• _What you need to do_: Return each line of the data below exactly, omitting any pictures.

• _Material provided_:
════════════════════
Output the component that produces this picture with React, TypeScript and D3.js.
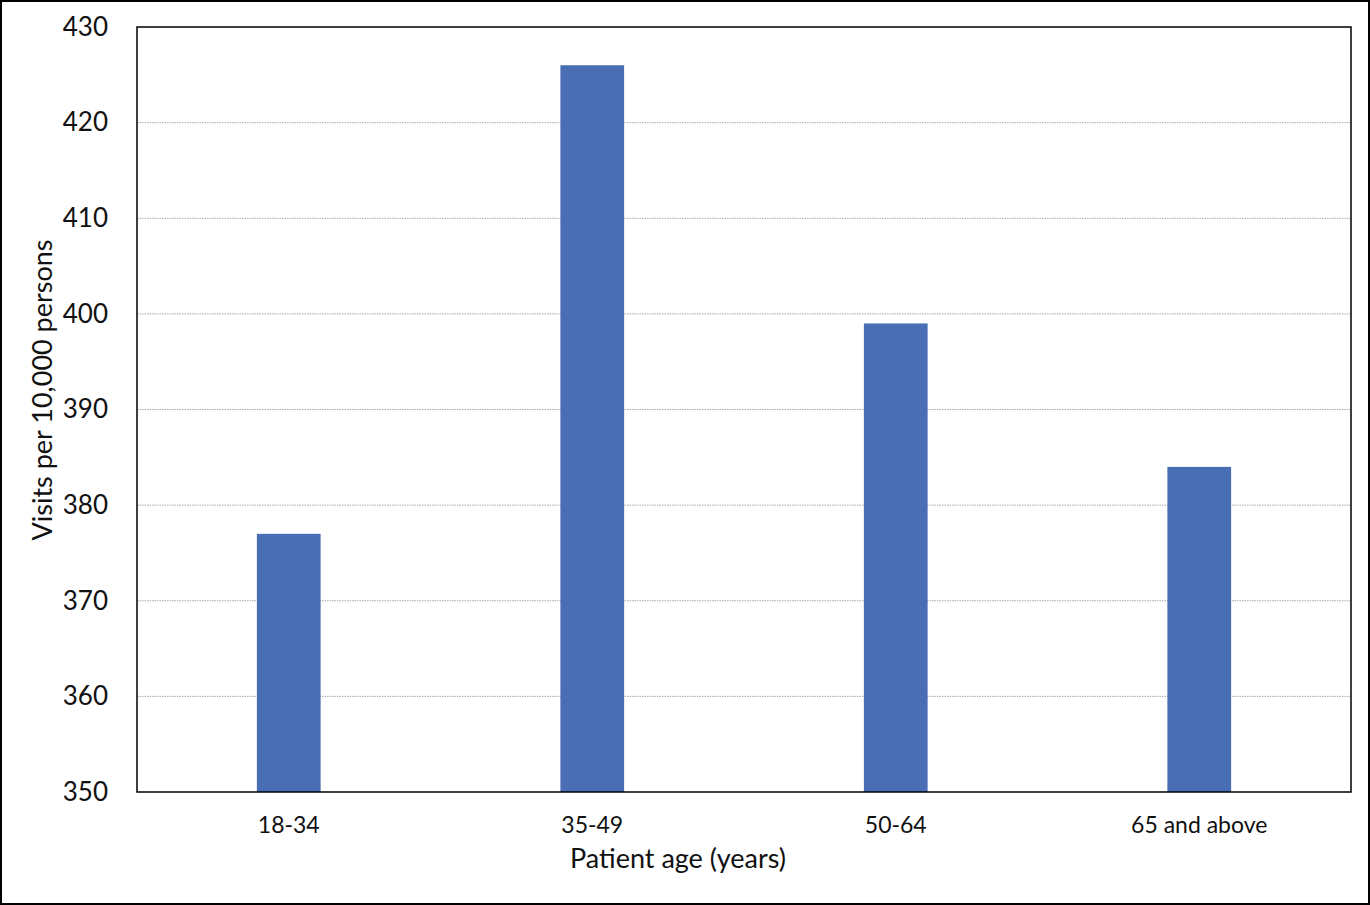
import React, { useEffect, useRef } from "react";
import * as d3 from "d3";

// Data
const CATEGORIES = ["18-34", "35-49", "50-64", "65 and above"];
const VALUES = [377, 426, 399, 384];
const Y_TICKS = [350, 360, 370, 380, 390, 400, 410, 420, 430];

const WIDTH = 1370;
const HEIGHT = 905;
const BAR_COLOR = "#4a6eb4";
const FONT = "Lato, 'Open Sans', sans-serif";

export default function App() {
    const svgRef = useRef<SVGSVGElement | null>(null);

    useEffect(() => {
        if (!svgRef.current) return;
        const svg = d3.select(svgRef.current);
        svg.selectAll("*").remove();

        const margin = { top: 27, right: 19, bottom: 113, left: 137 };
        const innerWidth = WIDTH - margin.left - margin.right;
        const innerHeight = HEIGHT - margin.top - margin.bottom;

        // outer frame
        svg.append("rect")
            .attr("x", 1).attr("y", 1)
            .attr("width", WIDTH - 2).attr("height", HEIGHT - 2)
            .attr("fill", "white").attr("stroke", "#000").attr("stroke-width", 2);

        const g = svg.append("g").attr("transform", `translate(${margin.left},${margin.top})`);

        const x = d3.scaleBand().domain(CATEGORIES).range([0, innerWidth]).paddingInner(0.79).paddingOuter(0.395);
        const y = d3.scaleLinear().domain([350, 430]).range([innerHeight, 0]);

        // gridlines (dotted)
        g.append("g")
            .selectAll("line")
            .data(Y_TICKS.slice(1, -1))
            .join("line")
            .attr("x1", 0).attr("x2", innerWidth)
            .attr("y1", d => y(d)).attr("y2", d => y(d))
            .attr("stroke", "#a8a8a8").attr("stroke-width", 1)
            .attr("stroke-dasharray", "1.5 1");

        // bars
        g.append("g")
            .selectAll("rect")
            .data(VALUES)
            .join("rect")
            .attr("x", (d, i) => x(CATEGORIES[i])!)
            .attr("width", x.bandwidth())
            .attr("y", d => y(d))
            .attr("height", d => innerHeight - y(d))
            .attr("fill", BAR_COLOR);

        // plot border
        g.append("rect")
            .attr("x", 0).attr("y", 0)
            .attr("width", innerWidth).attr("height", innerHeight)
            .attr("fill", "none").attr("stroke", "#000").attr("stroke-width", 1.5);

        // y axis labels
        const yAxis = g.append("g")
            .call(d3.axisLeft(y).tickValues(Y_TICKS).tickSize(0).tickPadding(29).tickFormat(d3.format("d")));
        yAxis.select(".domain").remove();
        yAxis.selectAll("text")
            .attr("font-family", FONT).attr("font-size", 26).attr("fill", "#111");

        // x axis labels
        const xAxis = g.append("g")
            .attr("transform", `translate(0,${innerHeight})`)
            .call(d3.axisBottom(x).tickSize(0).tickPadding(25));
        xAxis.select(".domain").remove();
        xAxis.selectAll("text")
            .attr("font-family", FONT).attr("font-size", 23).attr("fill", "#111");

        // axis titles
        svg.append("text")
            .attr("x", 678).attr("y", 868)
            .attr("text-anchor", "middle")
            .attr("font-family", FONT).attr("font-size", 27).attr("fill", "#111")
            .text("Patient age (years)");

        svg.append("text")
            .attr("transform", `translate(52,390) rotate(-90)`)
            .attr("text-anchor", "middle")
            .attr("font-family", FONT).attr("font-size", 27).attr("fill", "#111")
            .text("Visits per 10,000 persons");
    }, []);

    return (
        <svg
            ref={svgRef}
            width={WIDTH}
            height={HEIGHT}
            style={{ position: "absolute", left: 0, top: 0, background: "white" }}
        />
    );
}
════════════════════
• _Full solution_:
Output the component that produces this picture with React, TypeScript and D3.js.
import React, { useEffect, useRef } from "react";
import * as d3 from "d3";

// Data
const CATEGORIES = ["18-34", "35-49", "50-64", "65 and above"];
const VALUES = [377, 426, 399, 384];
const Y_TICKS = [350, 360, 370, 380, 390, 400, 410, 420, 430];

const WIDTH = 1370;
const HEIGHT = 905;
const BAR_COLOR = "#4a6eb4";
const FONT = "Lato, 'Open Sans', sans-serif";

export default function App() {
    const svgRef = useRef<SVGSVGElement | null>(null);

    useEffect(() => {
        if (!svgRef.current) return;
        const svg = d3.select(svgRef.current);
        svg.selectAll("*").remove();

        const margin = { top: 27, right: 19, bottom: 113, left: 137 };
        const innerWidth = WIDTH - margin.left - margin.right;
        const innerHeight = HEIGHT - margin.top - margin.bottom;

        // outer frame
        svg.append("rect")
            .attr("x", 1).attr("y", 1)
            .attr("width", WIDTH - 2).attr("height", HEIGHT - 2)
            .attr("fill", "white").attr("stroke", "#000").attr("stroke-width", 2);

        const g = svg.append("g").attr("transform", `translate(${margin.left},${margin.top})`);

        const x = d3.scaleBand().domain(CATEGORIES).range([0, innerWidth]).paddingInner(0.79).paddingOuter(0.395);
        const y = d3.scaleLinear().domain([350, 430]).range([innerHeight, 0]);

        // gridlines (dotted)
        g.append("g")
            .selectAll("line")
            .data(Y_TICKS.slice(1, -1))
            .join("line")
            .attr("x1", 0).attr("x2", innerWidth)
            .attr("y1", d => y(d)).attr("y2", d => y(d))
            .attr("stroke", "#a8a8a8").attr("stroke-width", 1)
            .attr("stroke-dasharray", "1.5 1");

        // bars
        g.append("g")
            .selectAll("rect")
            .data(VALUES)
            .join("rect")
            .attr("x", (d, i) => x(CATEGORIES[i])!)
            .attr("width", x.bandwidth())
            .attr("y", d => y(d))
            .attr("height", d => innerHeight - y(d))
            .attr("fill", BAR_COLOR);

        // plot border
        g.append("rect")
            .attr("x", 0).attr("y", 0)
            .attr("width", innerWidth).attr("height", innerHeight)
            .attr("fill", "none").attr("stroke", "#000").attr("stroke-width", 1.5);

        // y axis labels
        const yAxis = g.append("g")
            .call(d3.axisLeft(y).tickValues(Y_TICKS).tickSize(0).tickPadding(29).tickFormat(d3.format("d")));
        yAxis.select(".domain").remove();
        yAxis.selectAll("text")
            .attr("font-family", FONT).attr("font-size", 26).attr("fill", "#111");

        // x axis labels
        const xAxis = g.append("g")
            .attr("transform", `translate(0,${innerHeight})`)
            .call(d3.axisBottom(x).tickSize(0).tickPadding(25));
        xAxis.select(".domain").remove();
        xAxis.selectAll("text")
            .attr("font-family", FONT).attr("font-size", 23).attr("fill", "#111");

        // axis titles
        svg.append("text")
            .attr("x", 678).attr("y", 868)
            .attr("text-anchor", "middle")
            .attr("font-family", FONT).attr("font-size", 27).attr("fill", "#111")
            .text("Patient age (years)");

        svg.append("text")
            .attr("transform", `translate(52,390) rotate(-90)`)
            .attr("text-anchor", "middle")
            .attr("font-family", FONT).attr("font-size", 27).attr("fill", "#111")
            .text("Visits per 10,000 persons");
    }, []);

    return (
        <svg
            ref={svgRef}
            width={WIDTH}
            height={HEIGHT}
            style={{ position: "absolute", left: 0, top: 0, background: "white" }}
        />
    );
}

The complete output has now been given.